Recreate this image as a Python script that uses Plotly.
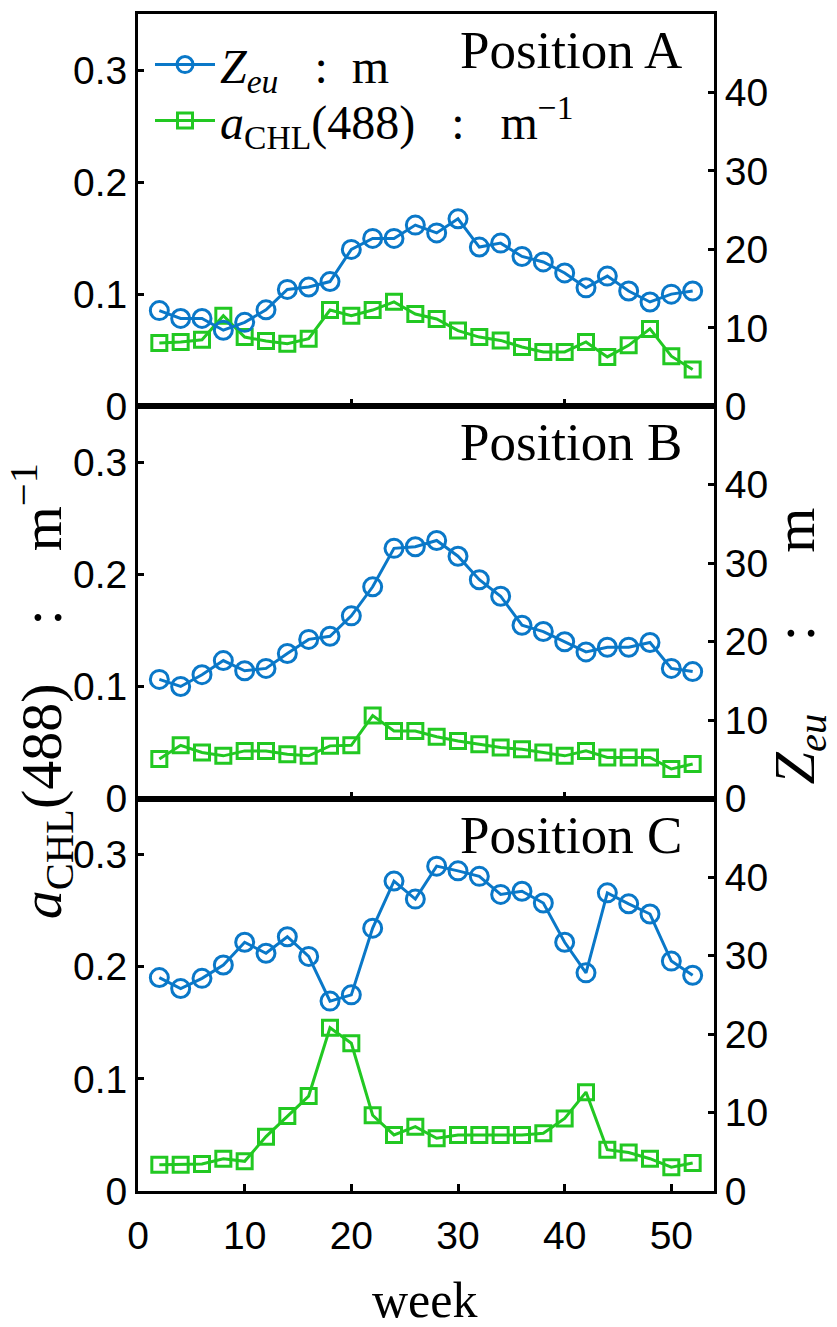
import plotly.graph_objects as go
from plotly.subplots import make_subplots

weeks = list(range(2, 53, 2))

zeu_A = [12.2, 11.2, 11.2, 9.7, 10.7, 12.3, 14.9, 15.2, 15.9, 20.0, 21.4, 21.4, 23.1,
         22.1, 23.9, 20.3, 20.8, 19.1, 18.4, 17.0, 15.1, 16.6, 14.7, 13.3, 14.3, 14.7]
chl_A = [0.0565, 0.0574, 0.0594, 0.0809, 0.0618, 0.0582, 0.0559, 0.0603, 0.0859, 0.0809,
         0.0859, 0.0932, 0.0823, 0.0779, 0.0676, 0.0618, 0.0588, 0.0529, 0.0485, 0.0485,
         0.0574, 0.0441, 0.0544, 0.0691, 0.0447, 0.0329]

zeu_B = [15.2, 14.3, 15.8, 17.6, 16.3, 16.6, 18.5, 20.3, 20.7, 23.3, 27.0, 31.9, 32.1,
         32.9, 30.9, 27.9, 25.8, 22.1, 21.3, 20.0, 18.7, 19.3, 19.3, 19.9, 16.6, 16.2]
chl_B = [0.0353, 0.0476, 0.0412, 0.0382, 0.0426, 0.0426, 0.0397, 0.0382, 0.0471, 0.0476,
         0.0741, 0.0603, 0.0603, 0.0553, 0.0515, 0.0485, 0.0456, 0.0441, 0.0412, 0.0382,
         0.0426, 0.0368, 0.0368, 0.0368, 0.0265, 0.0309]

zeu_C = [27.2, 25.8, 27.1, 28.8, 31.7, 30.3, 32.4, 29.9, 24.2, 25.0, 33.5, 39.5, 37.2,
         41.4, 40.8, 40.1, 37.8, 38.2, 36.7, 31.7, 27.8, 38.0, 36.6, 35.3, 29.3, 27.5]
chl_C = [0.0235, 0.0235, 0.0241, 0.0288, 0.0265, 0.0485, 0.0668, 0.0847, 0.1456, 0.1318,
         0.0676, 0.0500, 0.0574, 0.0471, 0.0500, 0.0500, 0.0500, 0.0500, 0.0515, 0.0647,
         0.0882, 0.0368, 0.0344, 0.0288, 0.0212, 0.0250]

panels = ["Position A", "Position B", "Position C"]
zeu_all = [zeu_A, zeu_B, zeu_C]
chl_all = [chl_A, chl_B, chl_C]

left_ticks = [0, 0.1, 0.2, 0.3]
left_labels = ["0", "0.1", "0.2", "0.3"]
right_ticks = [0, 10, 20, 30, 40]
x_ticks = [0, 10, 20, 30, 40, 50]

BLUE = "#0A78C8"
GREEN = "#22C822"
SERIF = "Liberation Serif"
SANS = "Liberation Sans"
SP = "&nbsp;"
S2 = SP * 2
S3 = SP * 3
S4 = SP * 4
S5 = SP * 5

zeu_name = f"<i>Z</i><sub><i>eu</i></sub>{S3}:{S2}m"
chl_name = f"<i>a</i><sub>CHL</sub>(488){S3}:{S3}m<sup>−1</sup>"

fig = make_subplots(rows=3, cols=1, shared_xaxes=False, vertical_spacing=0,
                    specs=[[{"secondary_y": True}]] * 3)

for i in range(3):
    r = i + 1
    fig.add_trace(go.Scatter(x=weeks, y=chl_all[i], mode="lines+markers", name=chl_name,
                             line=dict(color=GREEN, width=3),
                             marker=dict(symbol="square-open", size=15, color=GREEN,
                                         line=dict(width=3, color=GREEN)),
                             showlegend=(i == 0), legend="legend2"),
                  row=r, col=1, secondary_y=False)
    fig.add_trace(go.Scatter(x=weeks, y=zeu_all[i], mode="lines+markers", name=zeu_name,
                             line=dict(color=BLUE, width=3),
                             marker=dict(symbol="circle-open", size=18, color=BLUE,
                                         line=dict(width=3, color=BLUE)),
                             showlegend=(i == 0), legend="legend"),
                  row=r, col=1, secondary_y=True)

    fig.update_yaxes(range=[0, 0.35], tickvals=left_ticks, ticktext=left_labels,
                     showline=True, linecolor="black", linewidth=3, mirror=False,
                     ticks="inside", ticklen=6, tickwidth=2.5, tickcolor="black",
                     showgrid=False, zeroline=False,
                     tickfont=dict(family=SANS, size=39, color="black"),
                     row=r, col=1, secondary_y=False)
    fig.update_yaxes(range=[0, 50], tickvals=right_ticks,
                     showline=True, linecolor="black", linewidth=3,
                     ticks="inside", ticklen=6, tickwidth=2.5, tickcolor="black",
                     showgrid=False, zeroline=False,
                     tickfont=dict(family=SANS, size=39, color="black"),
                     row=r, col=1, secondary_y=True)
    if r < 3:
        fig.update_xaxes(range=[0, 54], tickvals=[20, 40], showticklabels=False,
                         row=r, col=1)
    else:
        fig.update_xaxes(range=[0, 54], tickvals=x_ticks, showticklabels=True,
                         tickfont=dict(family=SANS, size=39, color="black"),
                         ticklabelstandoff=8, row=r, col=1)
    fig.update_xaxes(domain=[0, 1], showline=True, linecolor="black", linewidth=3,
                     mirror=True, ticks="inside", ticklen=7, tickwidth=2.5,
                     tickcolor="black", showgrid=False, zeroline=False, row=r, col=1)

L, R, T, B = 138, 714, 11, 1191
W, H = 837, 1327


def px(xp):
    return (xp - L) / (R - L)


def py(yp):
    return 1 - (yp - T) / (B - T)


ann = []
for i, name in enumerate(panels):
    ann.append(dict(text=name, x=px(684), y=py(47 + i * 393.3), xref="paper", yref="paper",
                    xanchor="right", yanchor="middle", showarrow=False,
                    font=dict(family=SERIF, size=53, color="black")))
ann.append(dict(text=f"<i>a</i><sub>CHL</sub>(488){S4}:{S4}m<sup>−1</sup>",
                x=px(42), y=py(690), xref="paper", yref="paper", textangle=-90,
                xanchor="center", yanchor="middle", showarrow=False,
                font=dict(family=SERIF, size=58, color="black")))
ann.append(dict(text=f"<i>Z</i><sub><i>eu</i></sub>{S5}:{S5}m",
                x=px(798), y=py(645), xref="paper", yref="paper", textangle=-90,
                xanchor="center", yanchor="middle", showarrow=False,
                font=dict(family=SERIF, size=58, color="black")))
ann.append(dict(text="week", x=px(425), y=py(1300), xref="paper", yref="paper",
                xanchor="center", yanchor="middle", showarrow=False,
                font=dict(family=SERIF, size=50, color="black")))

legend_common = dict(xanchor="left", yanchor="middle", bgcolor="rgba(0,0,0,0)",
                     itemwidth=60, font=dict(family=SERIF, size=48, color="black"))

fig.update_layout(
    width=W, height=H,
    margin=dict(l=L, r=W - R, t=T, b=H - B),
    paper_bgcolor="white", plot_bgcolor="white",
    annotations=ann,
    showlegend=True,
    legend=dict(x=px(150), y=py(62), **legend_common),
    legend2=dict(x=px(150), y=py(118), **legend_common),
)

fig.write_html("out.html")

▶ [Problem details]: Starting at the top of the listing above, reproduce each line up to and including the one with "weeks = list(range(2, 53, 2))"; omit the pictures.

▶ [Task output]:
Recreate this image as a Python script that uses Plotly.
import plotly.graph_objects as go
from plotly.subplots import make_subplots

weeks = list(range(2, 53, 2))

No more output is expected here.